Als Alternative zu den eleganten Sportwagen von Aston Martin sollte der Lagonda ein komfortabler Viersitzer werden. Deshalb hat Towns den Reise-Renner radikal in die Länge gezogen, ohne dabei die Proportionen zu korrigieren: Es bleibt bei der ebenso langen wie flachen Haube und dem nicht einmal brusthohen Dach. Dafür allerdings spendiert der Designer dem Lagonda knapp drei Meter Radstand, streckt ihn auf 5,30 Meter, schneidet vier winzige Türen ins Blech uns stückelt hinten noch eine Kiste für zwei Koffer und einen Reisemantel an. Den meisten Platz darin brauchen allerdings das Reserverad und der 127 Liter große Tank, für den es direkt neben der Hutablage gleich zwei Einfüllstutzen gibt.
War schon das Design des Lagonda futuristisch, war das Innenleben pure Science Fiction. Das Lenkrad schwebte im Raum wie in Batmans Dienstwagen, und wo damals noch klassische Rundinstrumente über Tempo und Drehzahl informierten, flackert im riesigen Leuchtpult das erste digitale Cockpit der Autowelt und macht den Fahrer zum Weltraumpiloten: Statt gewöhnlicher Schalter gibt es in schwarzem Kunststoff eingelassene Sensortasten, die Klimasteuerung erinnert verdächtig an das Mischpult eines Londoner Discjockeys und überall flirren rote Leuchtziffern durchs Blickfeld. Sogar einen Sprachcomputer hatten die Briten schon eingebaut, der Warnhinweise in Englisch, Französisch, Deutsch und Arabisch abspulte.
Teurer als ein Rolls
Zwar bot Auto allen erdenklichen Luxus und war teurer als jeder Rolls Royce. Doch zum wirklich feudalen Viersitzer hat es dem Lagonda trotz seiner wolkenweichen Lederfauteuilles nicht gereicht: Zu gering war die Kopffreiheit und zu knapp der Platz im Fond, als dass man darin reisen statt rasen wollte.
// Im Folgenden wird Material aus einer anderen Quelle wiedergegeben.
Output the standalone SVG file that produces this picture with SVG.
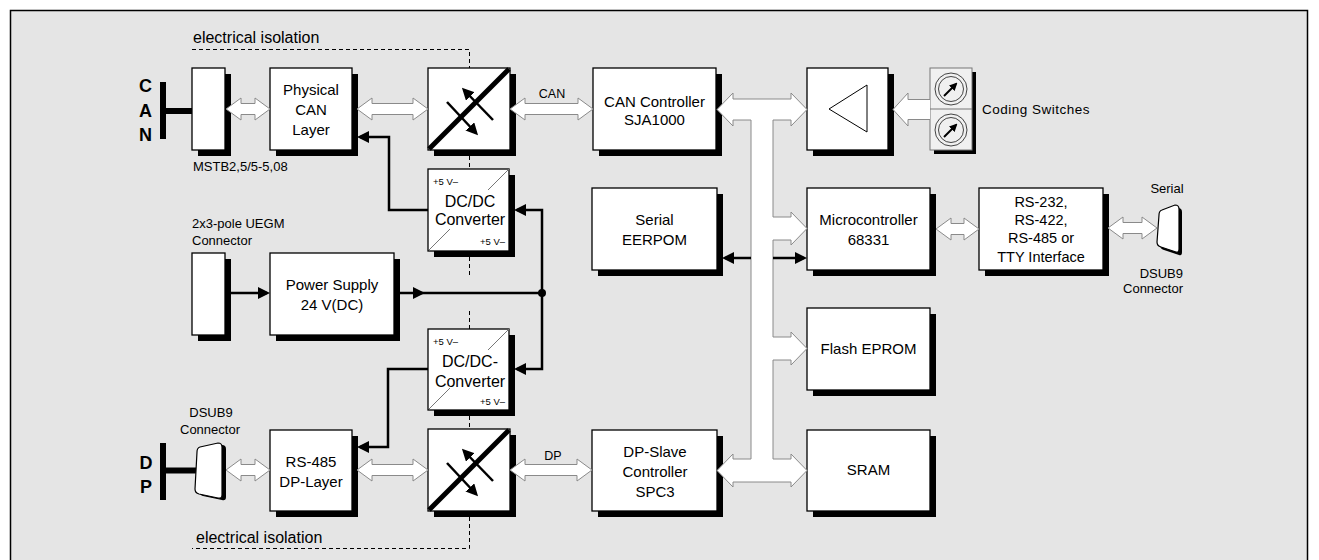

Obendrein waren die Türen hinten so klein, dass man dort anfangs nicht einmal die Fenster öffnen konnte. Weil auch das Glasdach nur Attrappe war, haben die Briten lieber schattenspendende Vorhänge und eine zweite Klimaanlage in den Fond montiert.
Konventioneller Antrieb
So exaltiert das Design und so exotisch die Technik im Cockpit, so konventionell geht es unter der Haube zu. Dort bauen die Engländer ihren damals üblichen V8-Motor aus den Sportwagen ein, der Ihro Merkwürden gehörig Dampf macht: 300 PS und fast 500 Nm reichen auch bei einer müden Dreigangautomatik und über zwei Tonnen Leergewicht, um die Frackschöße ordentlich fliegen zu lassen. Heute schafft man das mit jedem VW Passat. Aber vor 30 Jahren verschlug es Limousinen-Fahrern bei einem Sprint in unter acht Sekunden oder bei 230 km/h förmlich die Sprache.
Mit dieser Mischung kommt der Lagonda bei den Kunden auf Anhieb prima an. Nur die Produktion bekommt Aston Martin partout nicht in den Griff. Über eine Woche schrauben die Briten an jedem Auto, müssen die Schickeria um zwei Jahre Geduld bitten und permanent neue Lösungen fürs Cockpit suchen. Zwar rettet der eilige Exot tatsächlich die Firma, doch bleiben die Stückzahlen deshalb bescheiden. Gerade einmal 645 Exemplare laufen vom Band, bis Aston Martin den Lagonda 1989 endgültig einstellt.
Aber bald wird alles wieder gut. Und wer kann, kann sich einen neuen Lagonda bestellen!